Does "hermetic" here mean impenetrable to the reader? Or abandoned by the reader?... But I take the point: in the presence of such a tiny readership, why not forget about readers altogether; or should you get on your bike and go get them?

My answer would be, again, that to publish is to indicate a hope for readers, and it's maybe an arrogance not to be aware of that hope, however bitterly it is likely to be disappointed.

About that "oscillation": a good example would be Hardy, who has two or three modes at least. Take the collection Satires of Circumstance: it contains the intense and wonderful lyrics in the sequence, "Poems of 1912-13," which are some of the most moving, and personal, poetry we have. At the same time the volume has the title series, the "Satires of Circumstance", which take a sardonic, black-humorous look at human foibles and fallibilities.

He originally put the Satires at the front of the book, then moved them to the back, then later was unhappy about having them in at all. Yet the title of the collection remained. Another thing to consider: we have to make our own readers. As somebody said, a good poem teaches the reader how to read it.


Can you imagine contemporary poetry taking as many risks with itself and its audience as, for example, MacMillan, Turnage, Ades and Birtwhistle would take in contemporary classical music?
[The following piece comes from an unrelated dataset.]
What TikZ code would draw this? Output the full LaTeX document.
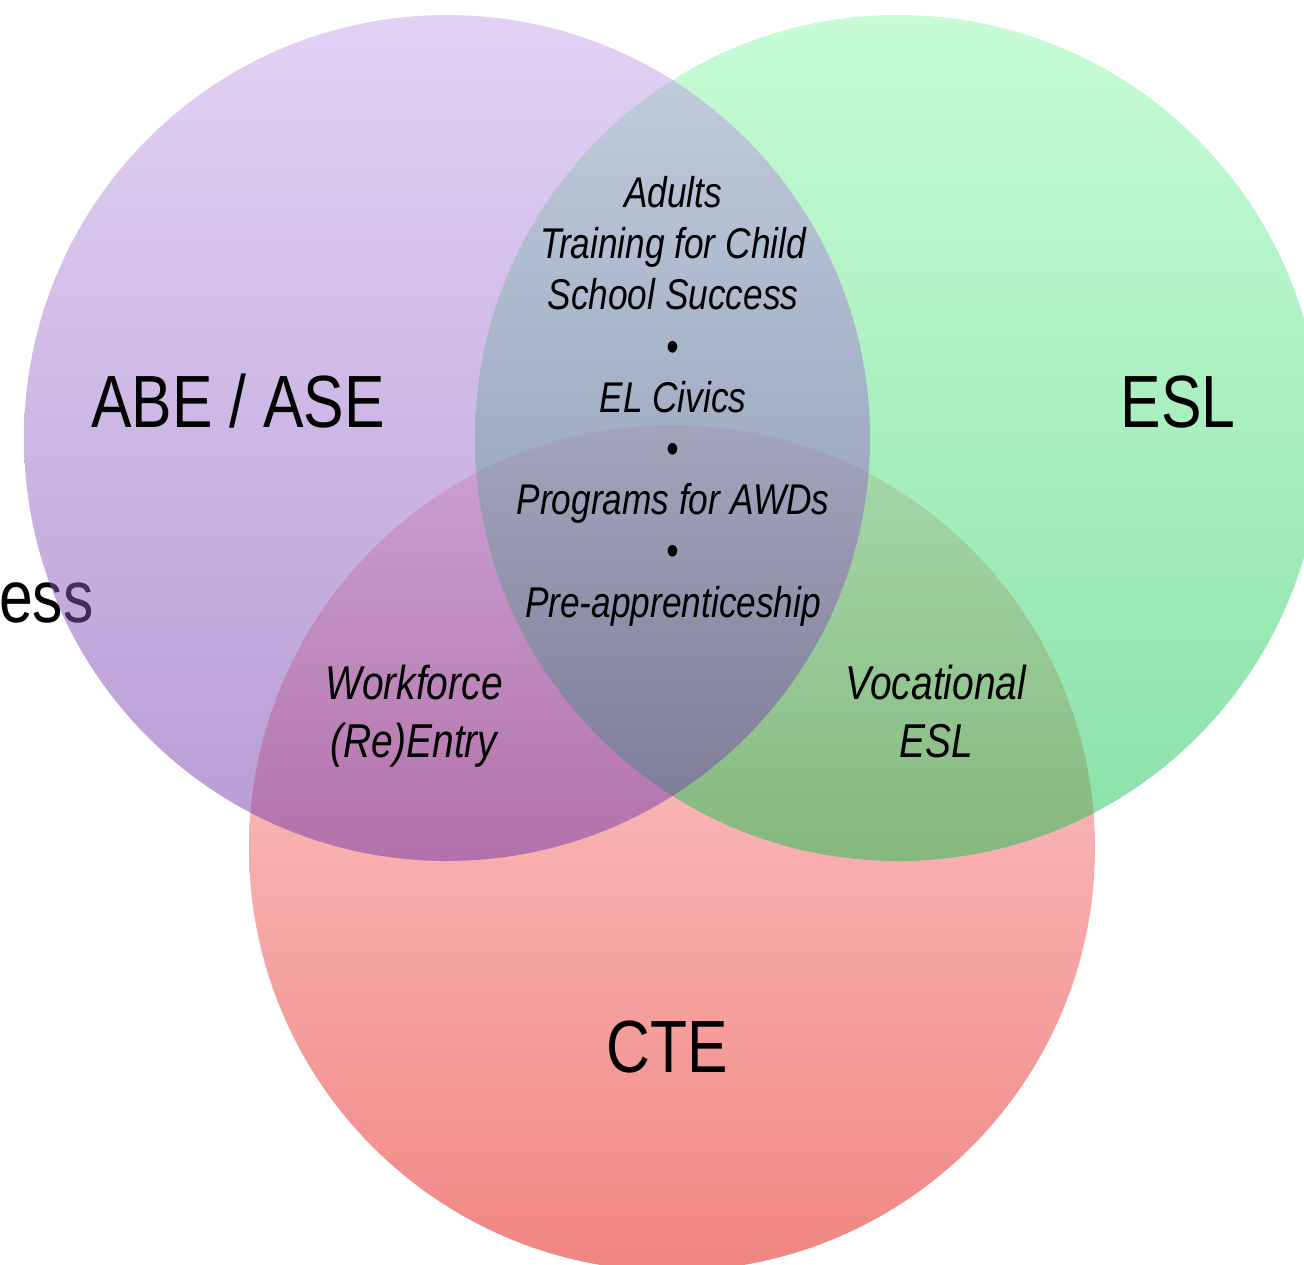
\documentclass[tikz,border=0pt]{standalone}
\usepackage{fontspec}
\setmainfont{Liberation Sans}[FakeStretch=0.82]
\definecolor{abe top}{RGB}{197,165,233}
\definecolor{abe bottom}{RGB}{112,55,170}
\definecolor{esl top}{RGB}{143,249,173}
\definecolor{esl bottom}{RGB}{20,195,80}
\definecolor{cte top}{RGB}{253,177,183}
\definecolor{cte bottom}{RGB}{227,13,5}

\begin{document}
\begin{tikzpicture}[x=1pt,y=-1pt,
			set circle/.style={fill opacity=0.5},
			big label/.style={font=\fontsize{74}{89}\selectfont,anchor=base,inner sep=0pt},
			pair label/.style={font=\itshape\fontsize{47.5}{58}\selectfont,align=center,anchor=base,inner sep=0pt},
			core label/.style={font=\itshape\fontsize{43}{51.2}\selectfont,align=center,anchor=base,inner sep=0pt}];
			
			\useasboundingbox (0,0) rectangle (1304,1264);
			
			\node[big label,anchor=base west] (ess) at (-1,622) {ess};
			
			\shade[set circle,top color=cte top,bottom color=cte bottom] (672,848) circle (423pt);
			\shade[set circle,top color=esl top,bottom color=esl bottom] (898,438) circle (423pt);
			\shade[set circle,top color=abe top,bottom color=abe bottom] (447,438) circle (423pt);
			
			\node[big label] (abe) at (238,427) {ABE / ASE};
			\node[big label] (esl) at (1178,427) {ESL};
			\node[big label] (cte) at (667,1072) {CTE};
			
			\node[core label] (core) at (673,617) {Adults\\Training for Child\\School Success\\\textbullet\\EL Civics\\\textbullet\\Programs for AWDs\\\textbullet\\Pre-apprenticeship};
			\node[pair label] (work) at (414,757) {Workforce\\(Re)Entry};
			\node[pair label] (voc) at (936,757) {Vocational\\ESL};
			
\end{tikzpicture}
\end{document}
Are there natural limits to language, or simply limits to a poet's nerve?

There are limits to taste. One thing we love in good poets is their taste. Arguing by analogy from other arts is dodgy, I think. Both music and the visual arts offer, more or less unavoidably, a sensory experience. Imaginative writing, on the other hand, whether in prose or poetry, offers a sensory experience only once it has been understood and the imagination triggered. That there may be further meanings not grasped right away only reinforces the fascination of the experience, but it doesn't remove the necessity of intelligibility, if the imagination is to function. The talented people are perhaps the ones who seem naturally to know how to get this process to work.